Although today was hot, there’s little humidity, and my tent is set up in a great spot by the canal. I feel a very good night’s sleep coming on.

August 28, 2010

Empire State

Filed under: New York, Pennsylvania, Section 09, Section 10 — Henry Scott @ 5:00 pm


Well-rested after visiting family in North East, I had a great ride into New York (North East is just a few miles from the border), where I am again taking advantage of Warm Showers and staying with a host in Buffalo.

My nephew Christoffer joined me for the first fifteen miles to Jack’s restaurant — biking there for breakfast has become a tradition during family get togethers — and my parents drove to meet us, along with my niece Sofia and her friend Zoe. It was a wonderful way to start the day.

The rest of the ride was easy and very pretty — I stayed close to Lake Erie, with brief stops at Sturgeon Point and Frank Lloyd Wright’s Graycliff estate, and didn’t pull away until fairly near Buffalo. The terrain consited of gently rolling hills, and the weather was perfect. I even had a bit of a tailwind for much of the ride.


The sequence of resting for several days in South Bend, riding hard to North East, and then resting (along with fishing with my dad, playing croquet and watching sunsets over the lake) for a couple more days seems to have worked well for me. I think I beat the cold I feared I was developing as I left Cleveland, and my legs have had enough to time recover. I feel fresh and excited about the rest of the tour. Tomorrow I’ll head back into Canada, briefly, to see Niagara Falls from the Ontario side, and a lot of the day will be along bike trails.

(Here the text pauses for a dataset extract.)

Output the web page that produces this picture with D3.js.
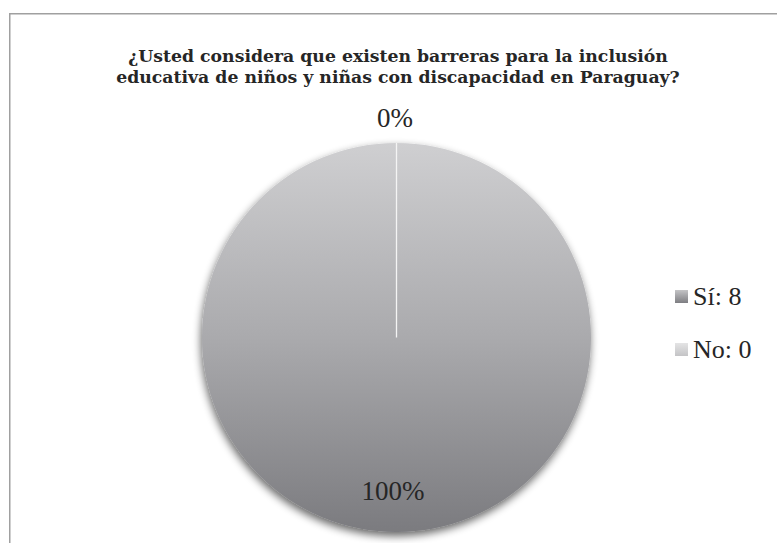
<!doctype html>
<html>
<head>
    <style>
        body { margin: 0; background: #fff; }
        svg text { font-family: "Liberation Serif", "DejaVu Serif", serif; fill: #262626; }
        .title { font-family: "DejaVu Serif", serif; font-weight: bold; }
    </style>
    <script src="https://d3js.org/d3.v7.min.js"></script>
</head>
<body>
    <svg width="777" height="543"></svg>
    <script>
        var categories = ["Sí", "No"];
        var values = [8, 0];
        var titleLines = ["¿Usted considera que existen barreras para la inclusión",
                          "educativa de niños y niñas con discapacidad en Paraguay?"];

        var svg = d3.select("svg"),
            cx = 396.5,
            cy = 337.5,
            radius = 194.5;

        var defs = svg.append("defs");

        // gradient in the pie group's coordinates (centre at 0,0)
        var grad = defs.append("linearGradient")
            .attr("id", "pieGrad")
            .attr("gradientUnits", "userSpaceOnUse")
            .attr("x1", 0).attr("y1", -radius)
            .attr("x2", 0).attr("y2", radius);
        grad.append("stop").attr("offset", "0%").attr("stop-color", "#cfcfd1");
        grad.append("stop").attr("offset", "50%").attr("stop-color", "#aaaaad");
        grad.append("stop").attr("offset", "100%").attr("stop-color", "#7b7b7f");

        var legGrad1 = defs.append("linearGradient")
            .attr("id", "leg1").attr("x1", 0).attr("y1", 0).attr("x2", 0).attr("y2", 1);
        legGrad1.append("stop").attr("offset", "0%").attr("stop-color", "#c4c4c6");
        legGrad1.append("stop").attr("offset", "100%").attr("stop-color", "#7e7e82");

        var legGrad2 = defs.append("linearGradient")
            .attr("id", "leg2").attr("x1", 0).attr("y1", 0).attr("x2", 0).attr("y2", 1);
        legGrad2.append("stop").attr("offset", "0%").attr("stop-color", "#e4e4e5");
        legGrad2.append("stop").attr("offset", "100%").attr("stop-color", "#c4c4c6");

        var shadow = defs.append("filter")
            .attr("id", "shadow")
            .attr("x", "-20%").attr("y", "-20%")
            .attr("width", "140%").attr("height", "140%");
        shadow.append("feGaussianBlur").attr("in", "SourceAlpha").attr("stdDeviation", 4);
        shadow.append("feOffset").attr("dx", -1).attr("dy", 4).attr("result", "off");
        shadow.append("feComponentTransfer").append("feFuncA").attr("type", "linear").attr("slope", 0.6);
        var merge = shadow.append("feMerge");
        merge.append("feMergeNode");
        merge.append("feMergeNode").attr("in", "SourceGraphic");

        // chart border (runs off the right and bottom edges)
        svg.append("rect")
           .attr("x", 9.75)
           .attr("y", 13.75)
           .attr("width", 800)
           .attr("height", 600)
           .attr("fill", "none")
           .attr("stroke", "#a0a0a0")
           .attr("stroke-width", 1.5);

        // title
        var title = svg.append("text")
           .attr("class", "title")
           .attr("text-anchor", "middle")
           .attr("font-size", "17px");
        title.selectAll("tspan")
           .data(titleLines)
           .enter().append("tspan")
           .attr("x", 398)
           .attr("y", function(d, i) { return 62 + i * 21; })
           .text(function(d) { return d; });
        var w = title.select("tspan").node().getComputedTextLength();
        title.attr("font-size", Math.min(18, 17 * 540 / w) + "px");

        var data = categories.map(function(c, i) { return { name: c, value: values[i] }; });
        var pie = d3.pie().sort(null).value(function(d) { return d.value; });
        var arcs = pie(data);
        var arc = d3.arc().innerRadius(0).outerRadius(radius);
        var total = d3.sum(values);

        var g = svg.append("g")
           .attr("transform", "translate(" + cx + "," + cy + ")");

        var slices = g.append("g").attr("filter", "url(#shadow)");
        slices.selectAll("path.slice")
         .data(arcs.filter(function(d) { return d.endAngle > d.startAngle; }))
         .enter().append("path")
         .attr("class", "slice")
         .attr("d", arc)
         .attr("fill", "url(#pieGrad)");
        // zero-sized slice shows as a thin white radius
        slices.selectAll("line")
         .data(arcs.filter(function(d) { return d.endAngle === d.startAngle; }))
         .enter().append("line")
         .attr("x1", 0).attr("y1", 0)
         .attr("x2", function(d) { return radius * Math.sin(d.startAngle); })
         .attr("y2", function(d) { return -radius * Math.cos(d.startAngle); })
         .attr("stroke", "#f4f4f4")
         .attr("stroke-width", 1.3);

        // percent labels
        svg.append("text")
           .attr("x", 395).attr("y", 127)
           .attr("text-anchor", "middle")
           .attr("font-size", "27px")
           .text(Math.round(values[1] / total * 100) + "%");
        svg.append("text")
           .attr("x", 393).attr("y", 500)
           .attr("text-anchor", "middle")
           .attr("font-size", "27px")
           .text(Math.round(values[0] / total * 100) + "%");

        // legend
        var legend = svg.append("g")
           .selectAll("g")
           .data(data)
           .enter().append("g")
           .attr("transform", function(d, i) { return "translate(675," + (290 + i * 53) + ")"; });
        legend.append("rect")
           .attr("width", 13).attr("height", 13)
           .attr("fill", function(d, i) { return i === 0 ? "url(#leg1)" : "url(#leg2)"; });
        legend.append("text")
           .attr("x", 18).attr("y", 15)
           .attr("font-size", "26px")
           .text(function(d) { return d.name + ": " + d.value; });
    </script>
</body>
</html>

I was glad to reach Buffalo in the early evening because it gave me time to explore the downtown area, and after checking in with my Warm Shower’s host I walked to Elmwood Ave for its Festival of the Arts. Unfortunately, most exhibitors had closed for the day, but there was live music and hordes of people, mostly hipsters of all ages, tooling around. I had dinner at a coffee house and sat by a large open window facing the street. My sandwich was good, but I loved watching the people.